Information shown
****************************************

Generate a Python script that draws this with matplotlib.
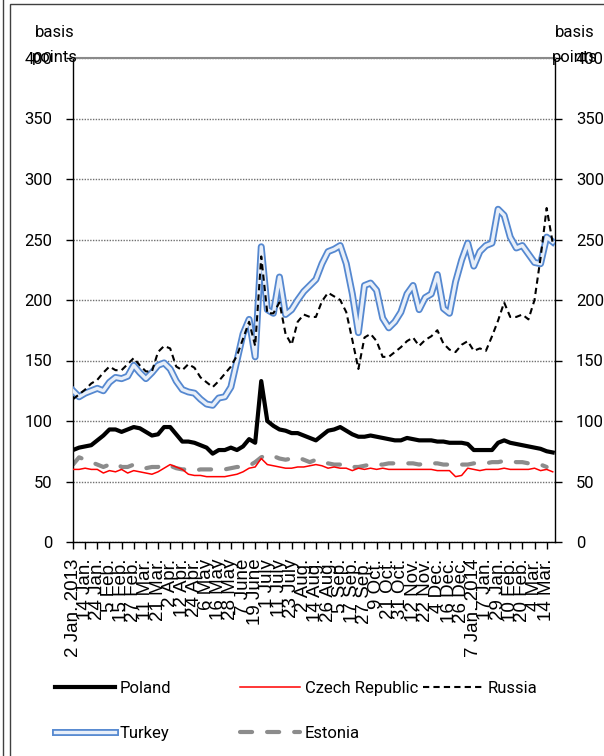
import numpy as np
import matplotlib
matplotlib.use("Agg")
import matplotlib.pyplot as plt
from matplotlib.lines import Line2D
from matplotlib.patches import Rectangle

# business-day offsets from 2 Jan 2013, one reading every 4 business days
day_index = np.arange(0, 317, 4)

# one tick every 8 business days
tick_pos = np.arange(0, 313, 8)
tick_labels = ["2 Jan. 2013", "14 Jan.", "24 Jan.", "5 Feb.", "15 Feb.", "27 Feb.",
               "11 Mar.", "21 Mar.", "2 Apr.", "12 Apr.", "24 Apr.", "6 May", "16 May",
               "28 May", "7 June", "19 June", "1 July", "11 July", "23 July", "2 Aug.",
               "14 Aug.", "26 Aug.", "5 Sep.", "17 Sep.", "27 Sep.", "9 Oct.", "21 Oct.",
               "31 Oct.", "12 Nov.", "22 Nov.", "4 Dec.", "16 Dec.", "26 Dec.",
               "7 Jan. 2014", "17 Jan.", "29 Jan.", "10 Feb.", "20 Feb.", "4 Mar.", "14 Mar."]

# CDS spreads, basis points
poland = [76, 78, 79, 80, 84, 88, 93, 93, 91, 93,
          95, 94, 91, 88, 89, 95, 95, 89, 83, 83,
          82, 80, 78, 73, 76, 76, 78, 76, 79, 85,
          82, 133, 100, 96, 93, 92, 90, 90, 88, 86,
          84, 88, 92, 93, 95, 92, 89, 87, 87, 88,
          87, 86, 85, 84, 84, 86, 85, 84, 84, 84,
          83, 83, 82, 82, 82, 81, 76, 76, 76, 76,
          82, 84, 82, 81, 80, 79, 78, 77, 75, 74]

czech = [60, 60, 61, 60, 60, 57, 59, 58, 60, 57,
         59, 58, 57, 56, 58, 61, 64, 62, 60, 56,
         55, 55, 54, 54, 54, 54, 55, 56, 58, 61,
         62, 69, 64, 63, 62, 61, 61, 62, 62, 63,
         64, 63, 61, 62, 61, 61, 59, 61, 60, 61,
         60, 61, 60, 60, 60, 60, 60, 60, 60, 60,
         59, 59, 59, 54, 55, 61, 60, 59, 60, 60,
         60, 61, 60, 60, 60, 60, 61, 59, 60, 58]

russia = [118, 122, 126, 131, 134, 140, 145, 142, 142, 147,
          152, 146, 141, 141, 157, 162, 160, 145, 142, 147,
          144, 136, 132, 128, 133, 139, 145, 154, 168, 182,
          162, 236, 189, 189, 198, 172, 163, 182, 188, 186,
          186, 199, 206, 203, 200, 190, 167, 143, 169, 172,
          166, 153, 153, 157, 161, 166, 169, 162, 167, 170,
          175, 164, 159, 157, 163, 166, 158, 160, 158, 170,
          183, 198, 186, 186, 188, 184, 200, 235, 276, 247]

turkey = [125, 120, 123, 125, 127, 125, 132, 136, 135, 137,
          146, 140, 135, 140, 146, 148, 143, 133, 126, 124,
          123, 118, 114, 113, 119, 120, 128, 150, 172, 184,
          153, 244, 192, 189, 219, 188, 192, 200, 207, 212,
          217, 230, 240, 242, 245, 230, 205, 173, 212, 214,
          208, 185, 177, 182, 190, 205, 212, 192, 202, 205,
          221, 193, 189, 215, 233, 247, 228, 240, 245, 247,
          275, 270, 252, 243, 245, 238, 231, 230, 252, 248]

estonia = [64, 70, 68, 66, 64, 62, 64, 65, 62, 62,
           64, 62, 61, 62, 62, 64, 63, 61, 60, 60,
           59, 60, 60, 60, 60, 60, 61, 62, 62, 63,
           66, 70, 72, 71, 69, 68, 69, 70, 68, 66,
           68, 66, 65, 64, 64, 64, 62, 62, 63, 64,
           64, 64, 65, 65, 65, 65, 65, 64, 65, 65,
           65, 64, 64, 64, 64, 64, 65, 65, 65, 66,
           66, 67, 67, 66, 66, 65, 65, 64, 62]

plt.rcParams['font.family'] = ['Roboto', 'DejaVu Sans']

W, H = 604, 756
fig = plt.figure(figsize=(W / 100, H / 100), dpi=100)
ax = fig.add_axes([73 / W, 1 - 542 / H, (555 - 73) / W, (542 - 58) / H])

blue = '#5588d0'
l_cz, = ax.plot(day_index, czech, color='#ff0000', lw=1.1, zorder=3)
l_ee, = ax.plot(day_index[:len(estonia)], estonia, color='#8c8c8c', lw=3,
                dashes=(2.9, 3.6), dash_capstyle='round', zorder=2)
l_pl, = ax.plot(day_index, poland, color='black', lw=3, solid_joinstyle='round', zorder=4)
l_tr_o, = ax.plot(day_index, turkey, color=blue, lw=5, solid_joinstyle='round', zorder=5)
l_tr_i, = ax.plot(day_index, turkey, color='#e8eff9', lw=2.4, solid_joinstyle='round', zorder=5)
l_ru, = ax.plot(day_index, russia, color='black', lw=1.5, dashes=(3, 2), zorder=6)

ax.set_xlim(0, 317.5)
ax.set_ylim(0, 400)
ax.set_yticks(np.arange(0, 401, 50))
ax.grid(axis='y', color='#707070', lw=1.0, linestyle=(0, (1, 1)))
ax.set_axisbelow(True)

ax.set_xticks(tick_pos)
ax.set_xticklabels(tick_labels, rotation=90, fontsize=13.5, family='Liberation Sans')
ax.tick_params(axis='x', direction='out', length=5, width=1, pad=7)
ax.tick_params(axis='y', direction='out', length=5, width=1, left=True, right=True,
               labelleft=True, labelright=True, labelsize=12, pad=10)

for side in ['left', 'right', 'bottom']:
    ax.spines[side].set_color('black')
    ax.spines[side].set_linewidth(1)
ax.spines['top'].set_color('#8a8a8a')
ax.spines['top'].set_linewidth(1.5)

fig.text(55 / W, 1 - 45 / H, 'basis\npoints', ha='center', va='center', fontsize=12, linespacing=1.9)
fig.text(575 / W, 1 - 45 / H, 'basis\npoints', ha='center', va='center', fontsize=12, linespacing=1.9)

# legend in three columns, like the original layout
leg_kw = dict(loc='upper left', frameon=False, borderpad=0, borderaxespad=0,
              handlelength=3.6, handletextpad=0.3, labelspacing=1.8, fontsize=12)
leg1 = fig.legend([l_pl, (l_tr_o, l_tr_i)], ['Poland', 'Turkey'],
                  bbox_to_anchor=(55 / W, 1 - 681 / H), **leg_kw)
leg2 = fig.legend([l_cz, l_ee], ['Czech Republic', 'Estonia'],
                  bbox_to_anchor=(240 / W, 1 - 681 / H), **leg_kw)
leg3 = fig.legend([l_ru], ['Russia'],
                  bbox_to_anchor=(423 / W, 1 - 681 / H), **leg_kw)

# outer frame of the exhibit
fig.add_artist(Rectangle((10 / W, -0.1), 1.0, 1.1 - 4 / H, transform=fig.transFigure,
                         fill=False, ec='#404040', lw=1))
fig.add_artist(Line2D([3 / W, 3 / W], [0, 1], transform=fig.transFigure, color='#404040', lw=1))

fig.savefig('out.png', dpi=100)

****************************************

Given request
Without the pictures, please reproduce each line of the listing above exactly, from the first one through the line bearing "82, 84, 82, 81, 80, 79, 78, 77, 75, 74]".

Answer to this task
Generate a Python script that draws this with matplotlib.
import numpy as np
import matplotlib
matplotlib.use("Agg")
import matplotlib.pyplot as plt
from matplotlib.lines import Line2D
from matplotlib.patches import Rectangle

# business-day offsets from 2 Jan 2013, one reading every 4 business days
day_index = np.arange(0, 317, 4)

# one tick every 8 business days
tick_pos = np.arange(0, 313, 8)
tick_labels = ["2 Jan. 2013", "14 Jan.", "24 Jan.", "5 Feb.", "15 Feb.", "27 Feb.",
               "11 Mar.", "21 Mar.", "2 Apr.", "12 Apr.", "24 Apr.", "6 May", "16 May",
               "28 May", "7 June", "19 June", "1 July", "11 July", "23 July", "2 Aug.",
               "14 Aug.", "26 Aug.", "5 Sep.", "17 Sep.", "27 Sep.", "9 Oct.", "21 Oct.",
               "31 Oct.", "12 Nov.", "22 Nov.", "4 Dec.", "16 Dec.", "26 Dec.",
               "7 Jan. 2014", "17 Jan.", "29 Jan.", "10 Feb.", "20 Feb.", "4 Mar.", "14 Mar."]

# CDS spreads, basis points
poland = [76, 78, 79, 80, 84, 88, 93, 93, 91, 93,
          95, 94, 91, 88, 89, 95, 95, 89, 83, 83,
          82, 80, 78, 73, 76, 76, 78, 76, 79, 85,
          82, 133, 100, 96, 93, 92, 90, 90, 88, 86,
          84, 88, 92, 93, 95, 92, 89, 87, 87, 88,
          87, 86, 85, 84, 84, 86, 85, 84, 84, 84,
          83, 83, 82, 82, 82, 81, 76, 76, 76, 76,
          82, 84, 82, 81, 80, 79, 78, 77, 75, 74]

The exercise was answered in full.